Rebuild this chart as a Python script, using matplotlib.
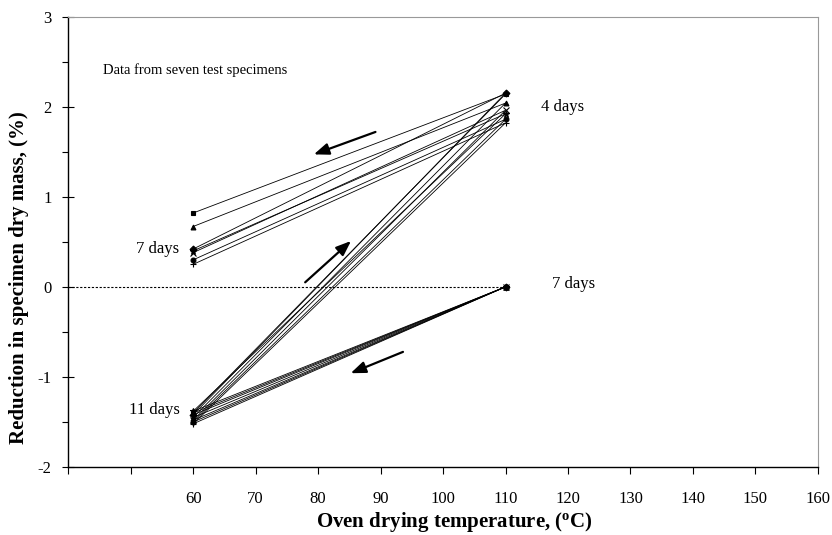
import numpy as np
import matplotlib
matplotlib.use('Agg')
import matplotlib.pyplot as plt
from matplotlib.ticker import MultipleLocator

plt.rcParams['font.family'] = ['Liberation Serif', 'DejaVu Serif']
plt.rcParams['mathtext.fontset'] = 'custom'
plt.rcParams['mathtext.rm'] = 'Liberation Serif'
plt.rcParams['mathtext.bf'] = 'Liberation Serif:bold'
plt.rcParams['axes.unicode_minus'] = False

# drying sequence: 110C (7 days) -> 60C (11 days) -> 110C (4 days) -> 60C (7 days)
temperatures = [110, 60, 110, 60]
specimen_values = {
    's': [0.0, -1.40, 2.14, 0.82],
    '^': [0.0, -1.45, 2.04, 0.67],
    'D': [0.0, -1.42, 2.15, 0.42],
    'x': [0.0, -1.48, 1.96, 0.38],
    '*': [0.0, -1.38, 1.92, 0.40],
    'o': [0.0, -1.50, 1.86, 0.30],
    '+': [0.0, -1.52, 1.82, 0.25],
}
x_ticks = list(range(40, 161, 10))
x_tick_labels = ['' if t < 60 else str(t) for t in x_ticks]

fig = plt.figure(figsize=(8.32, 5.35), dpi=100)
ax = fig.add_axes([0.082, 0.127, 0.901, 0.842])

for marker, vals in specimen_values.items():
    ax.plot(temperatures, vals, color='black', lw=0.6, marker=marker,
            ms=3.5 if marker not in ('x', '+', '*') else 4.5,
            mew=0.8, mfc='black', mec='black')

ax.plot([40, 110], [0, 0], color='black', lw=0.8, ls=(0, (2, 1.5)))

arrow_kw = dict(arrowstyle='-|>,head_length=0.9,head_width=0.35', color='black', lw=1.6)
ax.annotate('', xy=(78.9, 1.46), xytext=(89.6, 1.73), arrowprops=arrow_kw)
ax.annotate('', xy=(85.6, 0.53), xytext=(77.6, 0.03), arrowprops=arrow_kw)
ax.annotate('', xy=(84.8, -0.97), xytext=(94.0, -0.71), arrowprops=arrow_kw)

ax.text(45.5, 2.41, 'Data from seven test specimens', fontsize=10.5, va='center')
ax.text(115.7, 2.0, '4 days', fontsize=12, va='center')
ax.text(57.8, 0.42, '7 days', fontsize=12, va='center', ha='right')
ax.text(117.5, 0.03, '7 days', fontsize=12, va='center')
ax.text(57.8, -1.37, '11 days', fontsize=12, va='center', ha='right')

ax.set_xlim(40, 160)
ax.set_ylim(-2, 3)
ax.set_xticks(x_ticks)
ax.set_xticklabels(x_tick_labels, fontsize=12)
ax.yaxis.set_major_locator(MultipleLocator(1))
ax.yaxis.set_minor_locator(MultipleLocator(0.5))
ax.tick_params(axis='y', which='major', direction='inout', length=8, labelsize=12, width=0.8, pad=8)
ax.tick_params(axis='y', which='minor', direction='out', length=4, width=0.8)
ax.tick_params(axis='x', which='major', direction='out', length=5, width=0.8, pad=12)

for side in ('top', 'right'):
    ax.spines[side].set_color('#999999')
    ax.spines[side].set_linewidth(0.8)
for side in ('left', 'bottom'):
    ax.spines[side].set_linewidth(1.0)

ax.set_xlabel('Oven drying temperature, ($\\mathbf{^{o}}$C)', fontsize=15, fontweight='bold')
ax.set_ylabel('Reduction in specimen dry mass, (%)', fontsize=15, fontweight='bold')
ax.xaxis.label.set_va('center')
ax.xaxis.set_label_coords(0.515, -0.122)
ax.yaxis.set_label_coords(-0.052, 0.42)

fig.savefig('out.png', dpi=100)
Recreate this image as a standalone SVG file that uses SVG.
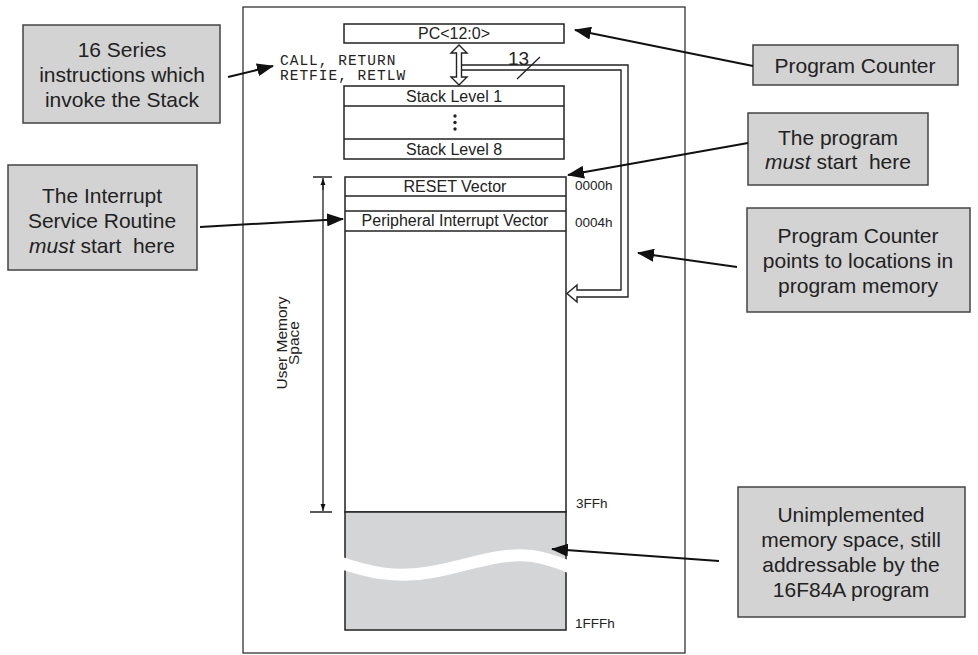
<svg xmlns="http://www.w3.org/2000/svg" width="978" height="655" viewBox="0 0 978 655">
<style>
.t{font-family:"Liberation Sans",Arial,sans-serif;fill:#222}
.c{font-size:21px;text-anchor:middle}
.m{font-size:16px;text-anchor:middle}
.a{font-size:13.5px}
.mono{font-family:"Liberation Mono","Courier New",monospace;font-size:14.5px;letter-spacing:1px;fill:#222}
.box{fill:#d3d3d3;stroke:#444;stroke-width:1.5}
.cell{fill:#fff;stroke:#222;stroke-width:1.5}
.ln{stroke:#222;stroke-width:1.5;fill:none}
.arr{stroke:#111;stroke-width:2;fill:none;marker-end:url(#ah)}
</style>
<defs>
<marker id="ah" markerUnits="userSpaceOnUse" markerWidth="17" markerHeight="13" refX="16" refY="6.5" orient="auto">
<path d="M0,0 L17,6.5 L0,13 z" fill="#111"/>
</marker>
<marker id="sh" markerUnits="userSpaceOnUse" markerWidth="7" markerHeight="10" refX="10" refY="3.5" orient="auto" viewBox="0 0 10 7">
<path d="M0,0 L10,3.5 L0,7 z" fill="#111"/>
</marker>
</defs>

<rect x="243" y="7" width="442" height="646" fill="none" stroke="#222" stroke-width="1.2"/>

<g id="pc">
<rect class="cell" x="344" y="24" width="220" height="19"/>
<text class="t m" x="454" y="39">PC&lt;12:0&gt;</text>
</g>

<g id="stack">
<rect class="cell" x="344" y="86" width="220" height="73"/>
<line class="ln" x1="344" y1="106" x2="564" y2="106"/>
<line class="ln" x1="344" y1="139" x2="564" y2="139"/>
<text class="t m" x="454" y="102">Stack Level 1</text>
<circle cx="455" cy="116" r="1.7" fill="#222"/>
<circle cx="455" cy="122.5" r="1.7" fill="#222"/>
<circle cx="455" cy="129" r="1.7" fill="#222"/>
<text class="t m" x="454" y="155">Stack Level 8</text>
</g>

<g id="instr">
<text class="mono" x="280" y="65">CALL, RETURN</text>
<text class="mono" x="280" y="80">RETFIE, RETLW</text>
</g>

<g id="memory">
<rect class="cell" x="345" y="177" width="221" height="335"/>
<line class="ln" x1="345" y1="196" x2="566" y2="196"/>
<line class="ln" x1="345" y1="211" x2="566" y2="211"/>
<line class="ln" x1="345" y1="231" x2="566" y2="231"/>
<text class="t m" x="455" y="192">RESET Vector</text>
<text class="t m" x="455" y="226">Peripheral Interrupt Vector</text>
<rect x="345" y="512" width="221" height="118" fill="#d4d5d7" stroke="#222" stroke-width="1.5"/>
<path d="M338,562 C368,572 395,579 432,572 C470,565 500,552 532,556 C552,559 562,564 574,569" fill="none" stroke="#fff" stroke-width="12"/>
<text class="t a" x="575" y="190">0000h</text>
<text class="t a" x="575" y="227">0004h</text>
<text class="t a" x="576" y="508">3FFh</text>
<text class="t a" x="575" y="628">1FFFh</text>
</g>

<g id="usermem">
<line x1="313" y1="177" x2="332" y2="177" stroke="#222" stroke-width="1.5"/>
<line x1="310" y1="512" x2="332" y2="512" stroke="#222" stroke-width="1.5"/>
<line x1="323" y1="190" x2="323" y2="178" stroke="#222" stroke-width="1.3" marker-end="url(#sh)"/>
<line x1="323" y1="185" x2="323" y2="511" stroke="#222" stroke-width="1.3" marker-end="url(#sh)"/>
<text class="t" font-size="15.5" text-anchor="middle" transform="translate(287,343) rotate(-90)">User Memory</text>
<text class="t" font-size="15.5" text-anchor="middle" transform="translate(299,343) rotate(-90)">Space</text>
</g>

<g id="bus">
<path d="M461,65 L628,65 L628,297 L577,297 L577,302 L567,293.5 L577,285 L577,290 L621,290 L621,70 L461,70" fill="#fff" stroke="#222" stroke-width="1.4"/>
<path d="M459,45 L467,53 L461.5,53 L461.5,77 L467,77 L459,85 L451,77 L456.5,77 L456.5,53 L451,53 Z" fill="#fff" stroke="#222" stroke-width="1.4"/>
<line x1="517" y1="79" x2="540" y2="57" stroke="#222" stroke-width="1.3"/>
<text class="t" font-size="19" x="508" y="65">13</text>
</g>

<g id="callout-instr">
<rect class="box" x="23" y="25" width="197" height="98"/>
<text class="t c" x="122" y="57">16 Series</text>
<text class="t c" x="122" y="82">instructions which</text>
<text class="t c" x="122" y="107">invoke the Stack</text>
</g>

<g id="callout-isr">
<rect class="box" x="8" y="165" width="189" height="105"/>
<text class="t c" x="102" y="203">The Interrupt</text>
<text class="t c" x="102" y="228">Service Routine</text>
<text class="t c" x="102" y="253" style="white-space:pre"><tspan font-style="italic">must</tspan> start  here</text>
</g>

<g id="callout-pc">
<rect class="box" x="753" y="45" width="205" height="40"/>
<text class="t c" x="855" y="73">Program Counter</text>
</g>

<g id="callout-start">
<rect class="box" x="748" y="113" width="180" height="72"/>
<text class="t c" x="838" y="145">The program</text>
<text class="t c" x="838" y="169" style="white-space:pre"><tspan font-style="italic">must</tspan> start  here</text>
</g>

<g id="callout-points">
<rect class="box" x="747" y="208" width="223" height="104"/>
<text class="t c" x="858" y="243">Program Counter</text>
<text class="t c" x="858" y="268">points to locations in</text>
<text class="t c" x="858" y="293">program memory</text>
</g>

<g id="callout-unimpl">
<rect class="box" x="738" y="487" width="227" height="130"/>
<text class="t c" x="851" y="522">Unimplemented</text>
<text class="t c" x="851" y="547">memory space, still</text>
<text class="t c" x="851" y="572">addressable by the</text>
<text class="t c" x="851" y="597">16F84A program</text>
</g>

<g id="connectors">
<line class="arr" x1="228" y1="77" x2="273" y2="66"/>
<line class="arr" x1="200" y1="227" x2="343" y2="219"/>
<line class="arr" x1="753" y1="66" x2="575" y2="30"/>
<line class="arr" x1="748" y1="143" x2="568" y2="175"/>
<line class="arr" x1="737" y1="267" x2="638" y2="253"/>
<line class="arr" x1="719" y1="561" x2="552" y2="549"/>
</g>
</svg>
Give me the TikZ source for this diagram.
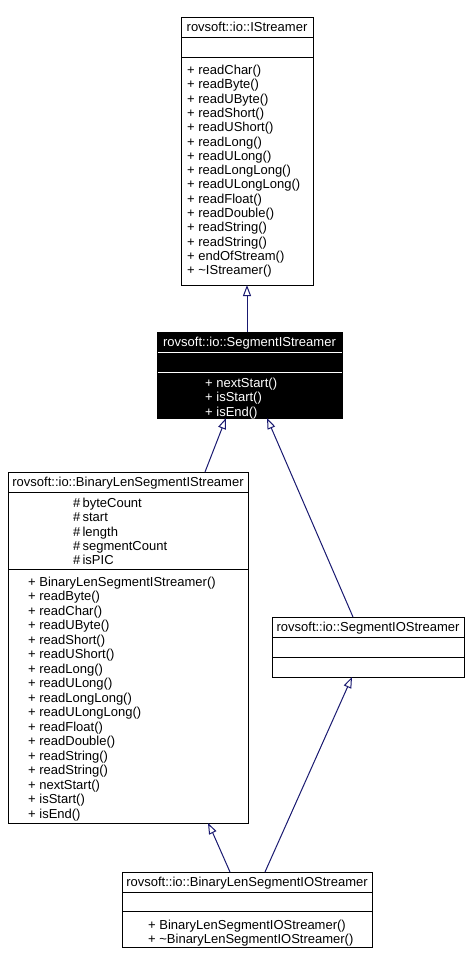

+ + + + +

• PROMPT:
Without the pictures, return the listing above from its first line through the line that has "ax.text(57.8, -1.37, '11".

• RESULT OF THE TASK:
Rebuild this chart as a Python script, using matplotlib.
import numpy as np
import matplotlib
matplotlib.use('Agg')
import matplotlib.pyplot as plt
from matplotlib.ticker import MultipleLocator

plt.rcParams['font.family'] = ['Liberation Serif', 'DejaVu Serif']
plt.rcParams['mathtext.fontset'] = 'custom'
plt.rcParams['mathtext.rm'] = 'Liberation Serif'
plt.rcParams['mathtext.bf'] = 'Liberation Serif:bold'
plt.rcParams['axes.unicode_minus'] = False

# drying sequence: 110C (7 days) -> 60C (11 days) -> 110C (4 days) -> 60C (7 days)
temperatures = [110, 60, 110, 60]
specimen_values = {
    's': [0.0, -1.40, 2.14, 0.82],
    '^': [0.0, -1.45, 2.04, 0.67],
    'D': [0.0, -1.42, 2.15, 0.42],
    'x': [0.0, -1.48, 1.96, 0.38],
    '*': [0.0, -1.38, 1.92, 0.40],
    'o': [0.0, -1.50, 1.86, 0.30],
    '+': [0.0, -1.52, 1.82, 0.25],
}
x_ticks = list(range(40, 161, 10))
x_tick_labels = ['' if t < 60 else str(t) for t in x_ticks]

fig = plt.figure(figsize=(8.32, 5.35), dpi=100)
ax = fig.add_axes([0.082, 0.127, 0.901, 0.842])

for marker, vals in specimen_values.items():
    ax.plot(temperatures, vals, color='black', lw=0.6, marker=marker,
            ms=3.5 if marker not in ('x', '+', '*') else 4.5,
            mew=0.8, mfc='black', mec='black')

ax.plot([40, 110], [0, 0], color='black', lw=0.8, ls=(0, (2, 1.5)))

arrow_kw = dict(arrowstyle='-|>,head_length=0.9,head_width=0.35', color='black', lw=1.6)
ax.annotate('', xy=(78.9, 1.46), xytext=(89.6, 1.73), arrowprops=arrow_kw)
ax.annotate('', xy=(85.6, 0.53), xytext=(77.6, 0.03), arrowprops=arrow_kw)
ax.annotate('', xy=(84.8, -0.97), xytext=(94.0, -0.71), arrowprops=arrow_kw)

ax.text(45.5, 2.41, 'Data from seven test specimens', fontsize=10.5, va='center')
ax.text(115.7, 2.0, '4 days', fontsize=12, va='center')
ax.text(57.8, 0.42, '7 days', fontsize=12, va='center', ha='right')
ax.text(117.5, 0.03, '7 days', fontsize=12, va='center')
ax.text(57.8, -1.37, '11 days', fontsize=12, va='center', ha='right')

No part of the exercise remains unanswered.